The Mister and squirrels have a history, and it isn't pretty. Each July, when the plums come under squirrel siege, The Mister bursts from his husband suit and becomes GRAHAM ASTON, SQUIRREL KILLER.

Don't worry, he hasn't killed any, but not for lack of trying.

Last year, he spooned blood from a rump roast into baggies, and hung them from the branches of the plum tree. His theory was that the squirrels would get freaked out by the animal blood, and stay away from the tree. It worked for me. But it turns out the squirrels aren't afraid of rump roast blood.

Then he gathered a few round, tinfoil pie plates, passed string through a hole at the top, and hung the pie plates on the branches. His theory was that the squirrels would get freaked out by the reflective flashes when jostled by a breeze. They just waited until the sun went down to chow down. As for a breeze, do you remember last July?

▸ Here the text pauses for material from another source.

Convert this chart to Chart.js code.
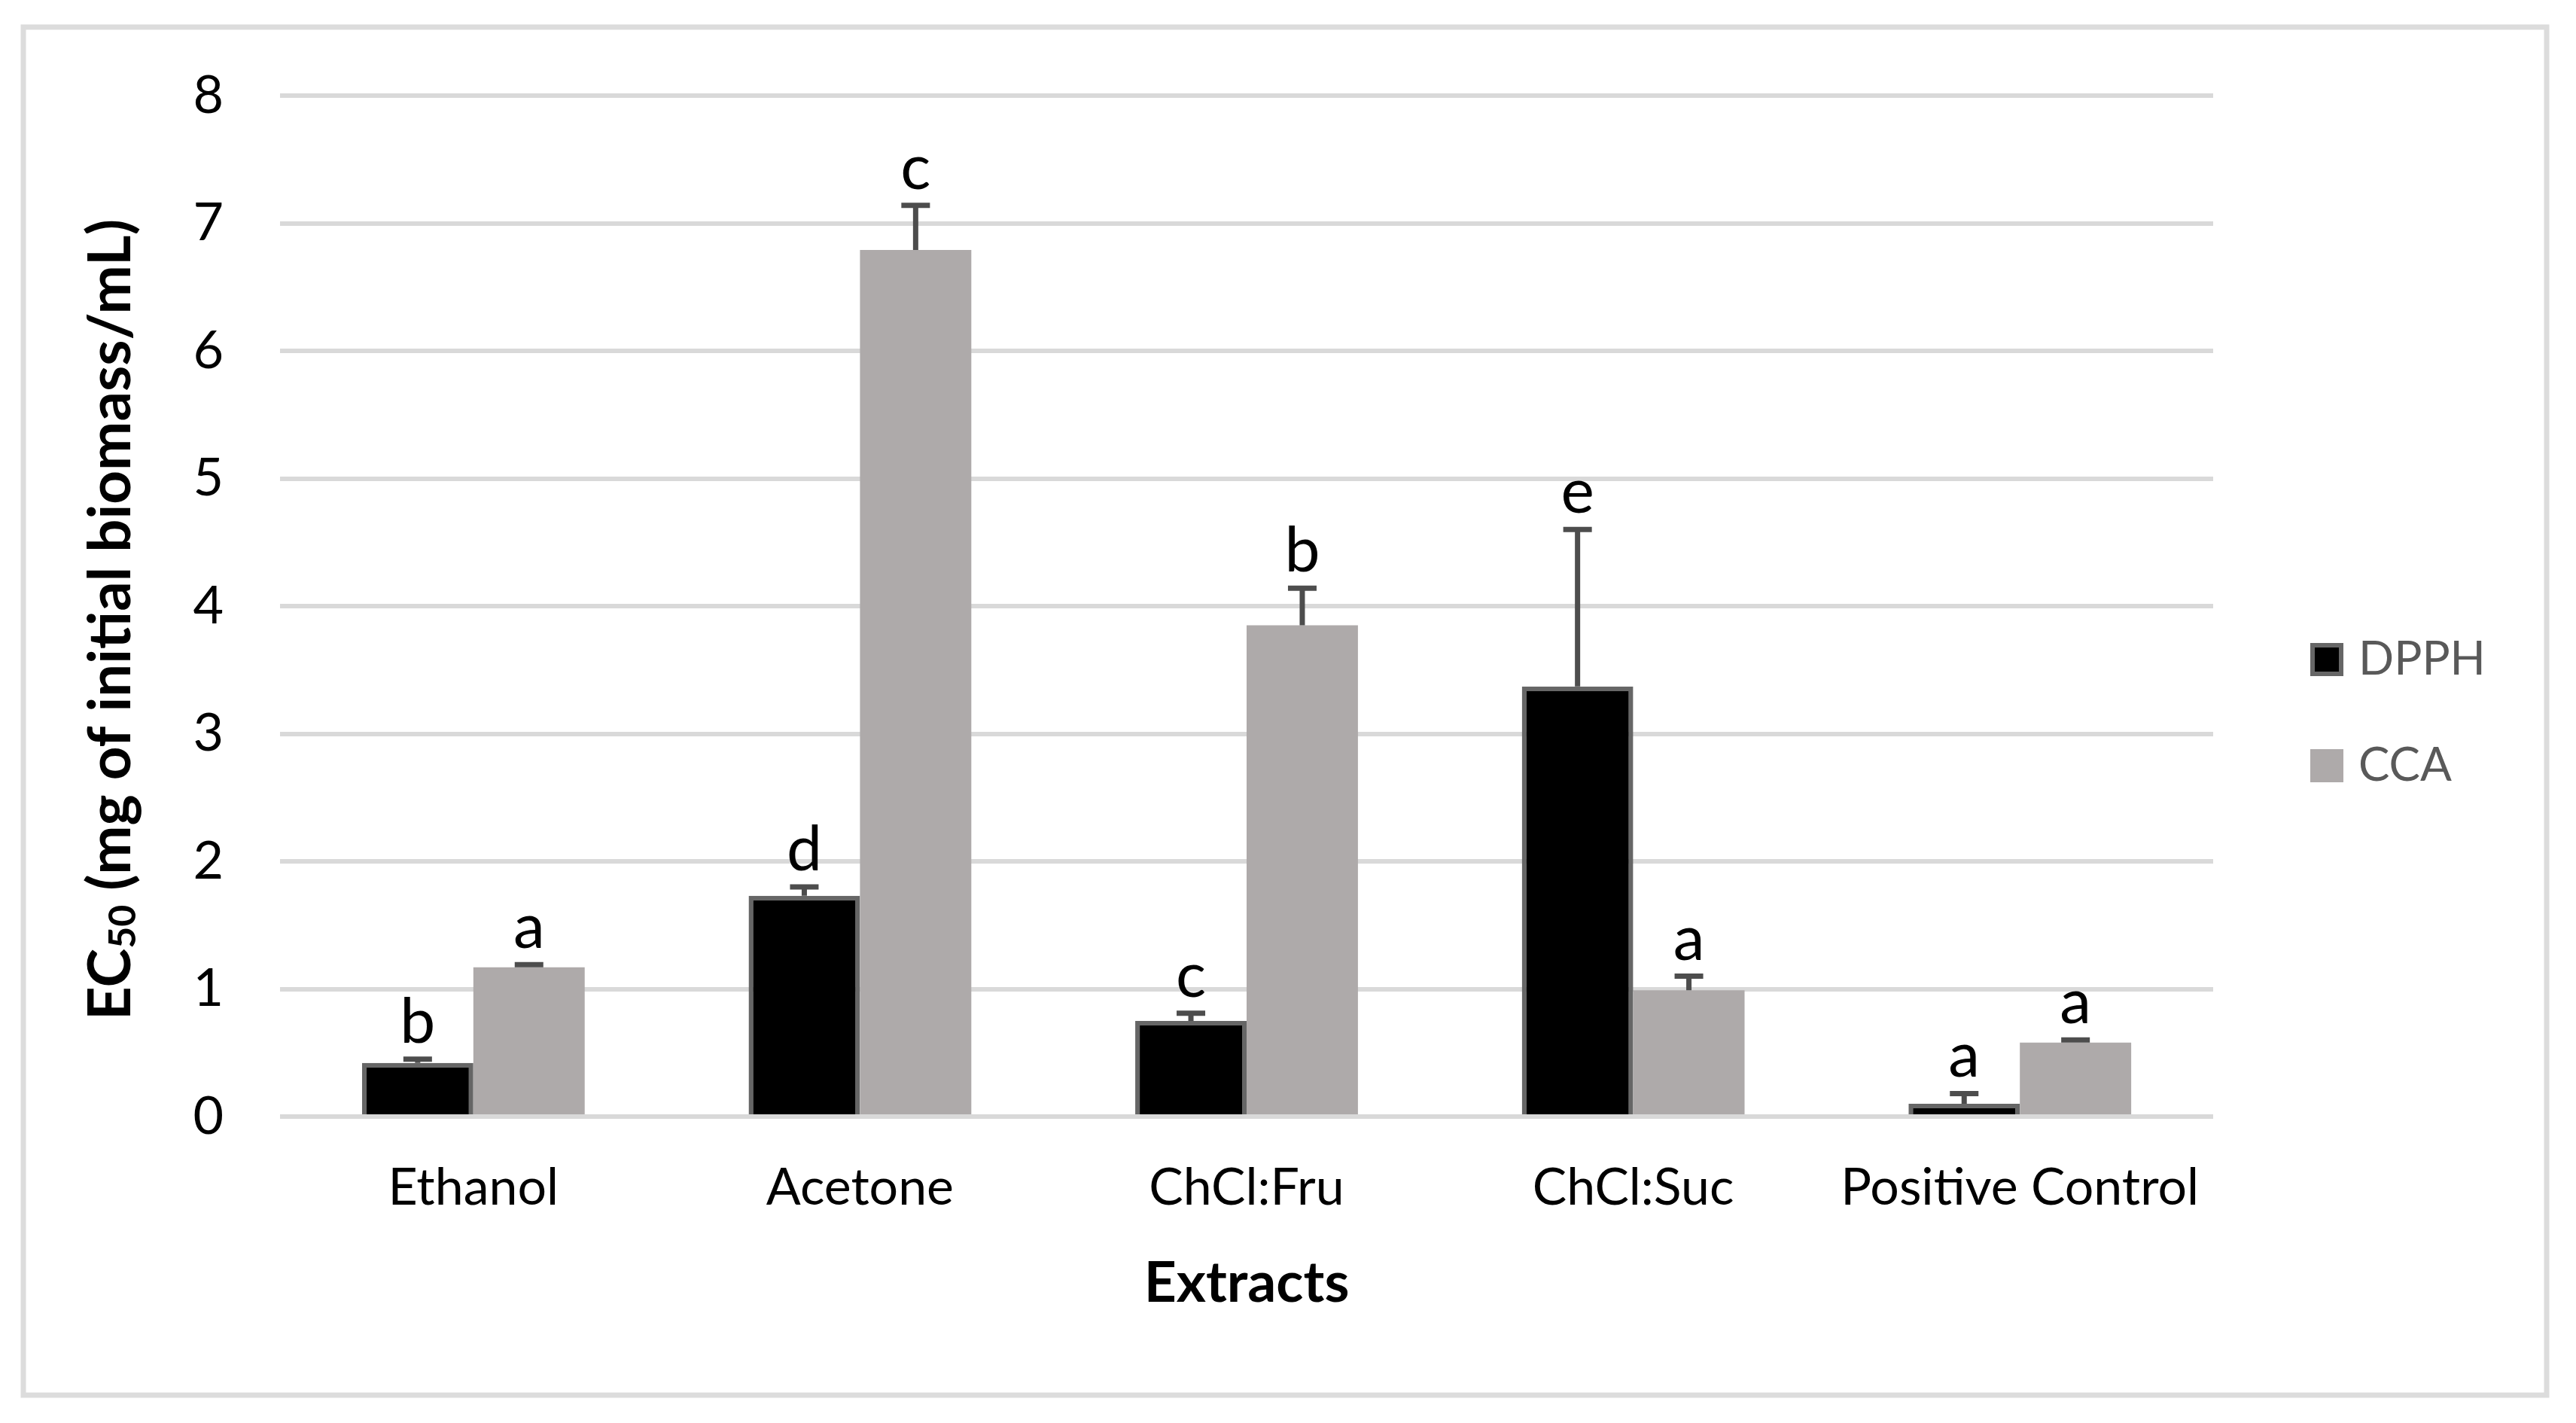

If you felt a breeze, you called NBC12 About Town.

Then Graham and I went to Wal-Mart, ostensibly to buy refills for the electric toothbrush, but really to buy a gun. That's when I realized how far the situation had escalated. My peace-loving husband had blood lust.

"You're not really going to spend $120 on that BB gun, are you?" sez I.
"Uh," sez he.
"Please put it back."
He put it back. Then he picked up a another gun. "But I'm really going to spend $30 on this one."

Once home, he removed the screen from the balcony window, aimed the business end of the gun at the tree, and waited.

"Would you like your meals out here?" I asked.
"Sure."

I heard a lot of "pfft" from the gun and a lot of "damn!" from the Mister. Apparently the sight "was off." Then he picked up an antique gun we had sitting around and fired it. Or tried to. The cartridge casing blew up in the barrel and backfired. The wad grazed his face, but didn't take out any flesh or optic tissue.

"That was close," he said.

And now the tree is split down the middle, all its green plums littering the ground. Graham is sad.

The squirrels are not.

Me, I just live here.
Postscript: Last night, we saw an owl the size of bookcase carry off a squirrel. Mother Nature: 1. Graham: 0.